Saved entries
------------------------

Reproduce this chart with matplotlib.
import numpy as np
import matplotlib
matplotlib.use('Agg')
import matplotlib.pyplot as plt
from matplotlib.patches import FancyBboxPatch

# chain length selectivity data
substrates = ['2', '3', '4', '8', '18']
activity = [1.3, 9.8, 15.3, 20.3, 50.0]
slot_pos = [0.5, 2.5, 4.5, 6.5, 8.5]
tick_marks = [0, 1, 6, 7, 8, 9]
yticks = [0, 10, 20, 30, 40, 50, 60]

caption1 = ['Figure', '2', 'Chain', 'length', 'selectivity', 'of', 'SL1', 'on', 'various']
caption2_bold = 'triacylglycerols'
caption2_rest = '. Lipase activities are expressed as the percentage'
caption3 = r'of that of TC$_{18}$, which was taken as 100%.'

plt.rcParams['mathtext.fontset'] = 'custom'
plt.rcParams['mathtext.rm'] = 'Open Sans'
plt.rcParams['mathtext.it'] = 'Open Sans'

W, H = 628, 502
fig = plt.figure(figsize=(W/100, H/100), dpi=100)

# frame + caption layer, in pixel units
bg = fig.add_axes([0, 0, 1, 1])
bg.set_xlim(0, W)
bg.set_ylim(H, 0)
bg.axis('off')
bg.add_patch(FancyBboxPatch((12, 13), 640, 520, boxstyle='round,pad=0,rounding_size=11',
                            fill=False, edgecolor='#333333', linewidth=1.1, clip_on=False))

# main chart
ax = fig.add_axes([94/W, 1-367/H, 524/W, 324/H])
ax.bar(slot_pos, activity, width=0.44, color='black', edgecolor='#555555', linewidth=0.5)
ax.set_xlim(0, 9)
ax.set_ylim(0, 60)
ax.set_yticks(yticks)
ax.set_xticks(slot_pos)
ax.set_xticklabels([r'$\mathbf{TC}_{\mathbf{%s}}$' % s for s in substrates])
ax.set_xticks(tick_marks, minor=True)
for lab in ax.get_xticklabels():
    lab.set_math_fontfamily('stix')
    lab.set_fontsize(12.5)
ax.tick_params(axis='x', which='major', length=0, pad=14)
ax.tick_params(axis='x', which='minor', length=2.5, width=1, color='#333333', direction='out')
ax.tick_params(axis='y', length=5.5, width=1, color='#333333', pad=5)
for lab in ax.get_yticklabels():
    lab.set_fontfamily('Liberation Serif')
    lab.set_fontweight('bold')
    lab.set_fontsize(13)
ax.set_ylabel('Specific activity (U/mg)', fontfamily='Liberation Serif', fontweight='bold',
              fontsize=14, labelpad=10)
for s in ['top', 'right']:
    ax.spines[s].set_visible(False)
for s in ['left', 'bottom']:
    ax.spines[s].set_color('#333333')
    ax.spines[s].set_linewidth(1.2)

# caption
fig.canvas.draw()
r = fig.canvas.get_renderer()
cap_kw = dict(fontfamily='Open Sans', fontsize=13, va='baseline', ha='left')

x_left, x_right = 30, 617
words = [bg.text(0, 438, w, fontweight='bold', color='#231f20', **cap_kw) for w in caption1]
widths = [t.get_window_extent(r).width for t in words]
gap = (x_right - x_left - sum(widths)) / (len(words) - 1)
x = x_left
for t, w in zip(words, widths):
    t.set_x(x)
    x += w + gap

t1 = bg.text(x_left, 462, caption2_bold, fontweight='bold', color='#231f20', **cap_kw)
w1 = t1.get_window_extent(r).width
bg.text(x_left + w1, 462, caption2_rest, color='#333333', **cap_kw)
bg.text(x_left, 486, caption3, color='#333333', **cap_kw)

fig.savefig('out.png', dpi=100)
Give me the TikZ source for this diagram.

------------------------

= Prompt =
Exactly repeat the lines above, from the opening line through the one with "from matplotlib.patches import FancyBboxPatch", and include nothing else.

= Output of the exercise =
Reproduce this chart with matplotlib.
import numpy as np
import matplotlib
matplotlib.use('Agg')
import matplotlib.pyplot as plt
from matplotlib.patches import FancyBboxPatch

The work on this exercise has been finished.